What Makes Elasticity Imperfect
In a theoretically perfect elastic system, resources would appear the instant they’re needed and vanish the instant they’re not, so the supply of computing power would perfectly mirror demand at all times. Reality doesn’t work that way. Provisioning new resources takes time, typically several minutes, and during that window your application may not have quite enough capacity. Researchers call this “scaling latency,” and it means there’s always a brief gap between when resources are needed and when they’re available.
There’s also a granularity problem. Cloud resources come in predefined sizes. If you need just slightly more than what one server provides, you end up provisioning an entire additional server and paying for capacity you don’t fully use. The finer the increments a provider offers, the more closely your supply can track your actual demand, but it never perfectly matches.
Cold starts are another common pain point. When a new virtual server or function spins up after sitting idle, it takes a moment to initialize. During that startup period, the first users to hit that new instance experience higher latency. For most web applications this is barely noticeable, but for latency-sensitive workloads like real-time financial trading or multiplayer gaming, even a few hundred milliseconds matter.
Trade-offs Worth Knowing
Reduced control is one of the clearest trade-offs. When a cloud provider manages the underlying infrastructure, you gain convenience but lose visibility into exactly what’s happening beneath your application. There may be limits on how much memory a single function can use, how long it can run, or which software versions are available.
Cost surprises can also catch teams off guard. While pay-as-you-go pricing protects you from overspending on idle hardware, unexpected traffic spikes can drive up your bill quickly. An elastic system will dutifully provision resources for a sudden surge in demand, whether that surge comes from real customers or from a misconfigured bot hammering your site. Setting budget alerts and spending caps is a practical necessity.

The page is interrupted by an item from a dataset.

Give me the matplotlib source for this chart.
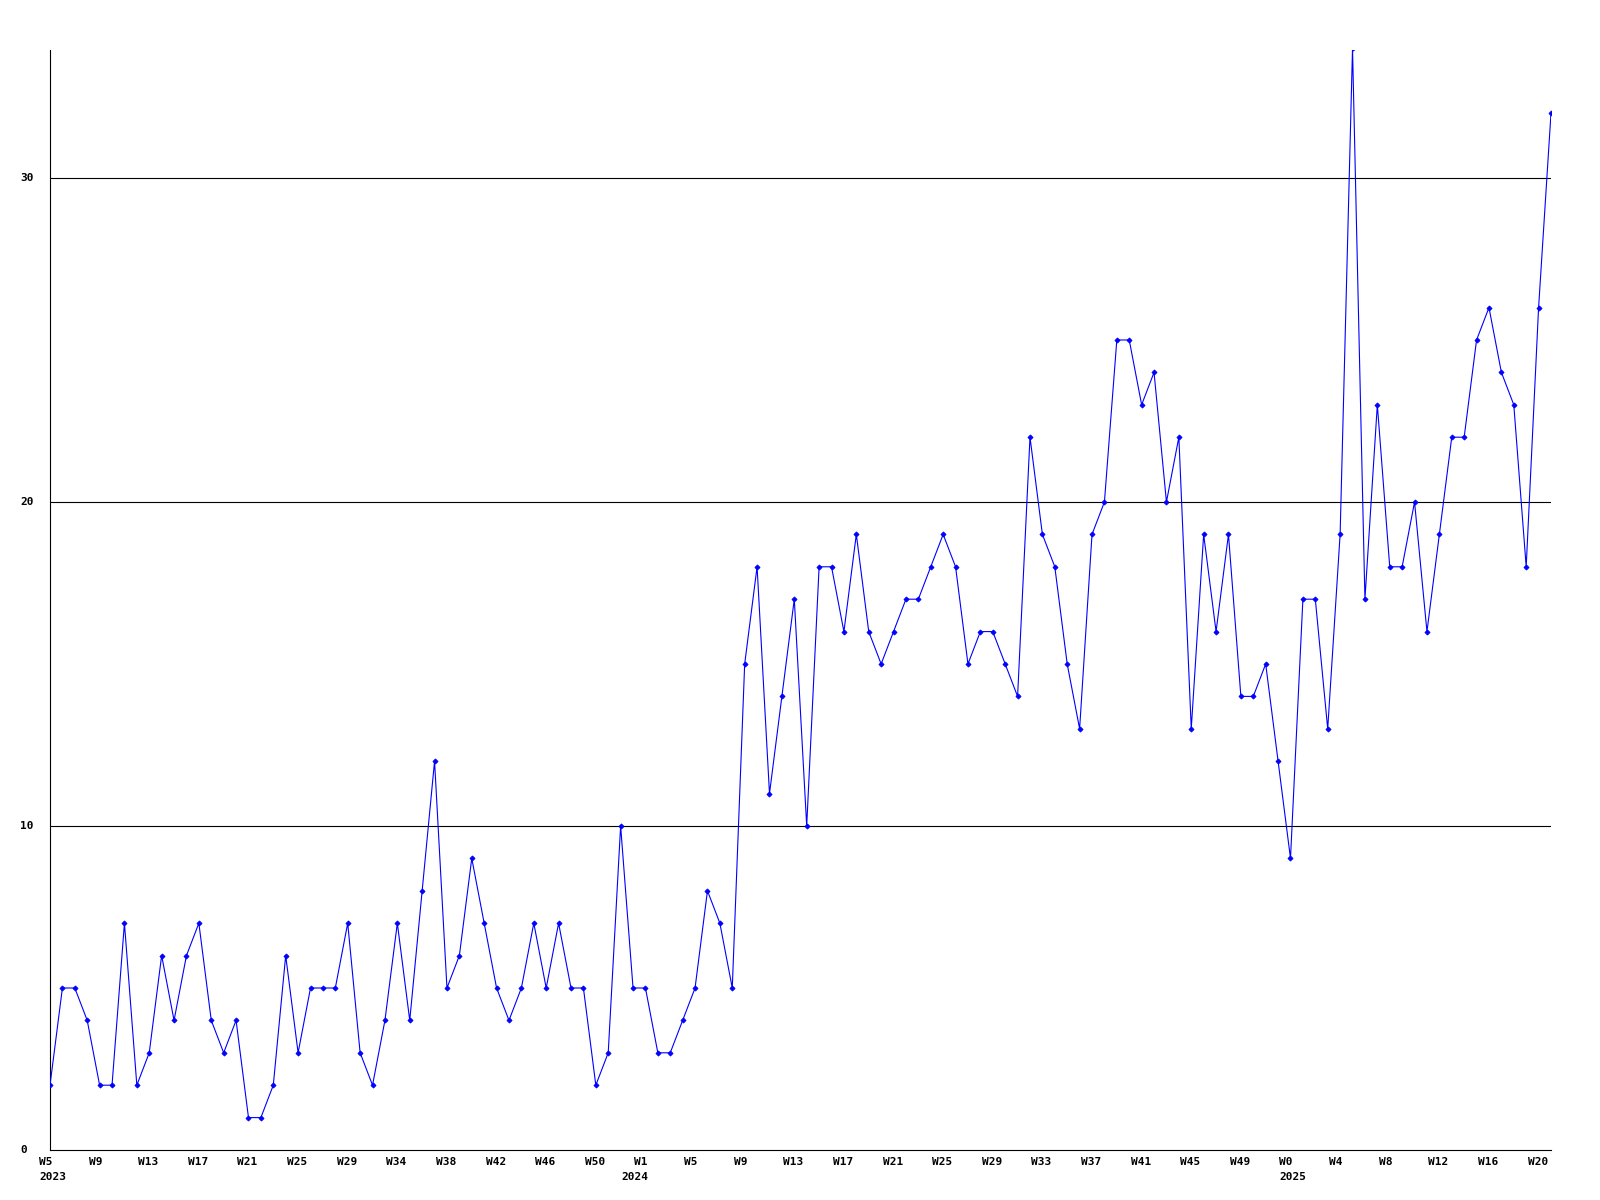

Security shifts shape, too. Elastic environments reduce some risks by minimizing the number of always-on servers an attacker can target, but they introduce new considerations around permissions for each individual function, reliance on third-party services, and the challenge of tracking vulnerabilities across a system that’s constantly changing shape. Integration with older, non-cloud systems can also be complex, particularly when legacy applications were designed for a fixed-server world.
How Elasticity Is Measured
Three metrics matter most when evaluating how elastic a system really is. The first is speed: how quickly resources are provisioned when needed and released when they’re not. A system that takes ten minutes to add capacity is less elastic than one that does it in sixty seconds. The second is precision (sometimes called resource granularity): how closely the supplied resources match actual demand. If your demand goes up by 15% but the smallest increment you can add is 50%, you’re paying for a lot of unused capacity. The third is the accuracy of the system’s decisions: how well the auto-scaling policies detect real demand changes versus noise.
In an idealized scenario, the demand curve and the supply curve would overlap perfectly. In practice, there’s always a gap. The best elastic systems minimize that gap through faster provisioning, finer resource increments, and smarter scaling algorithms that combine real-time metrics with historical pattern recognition.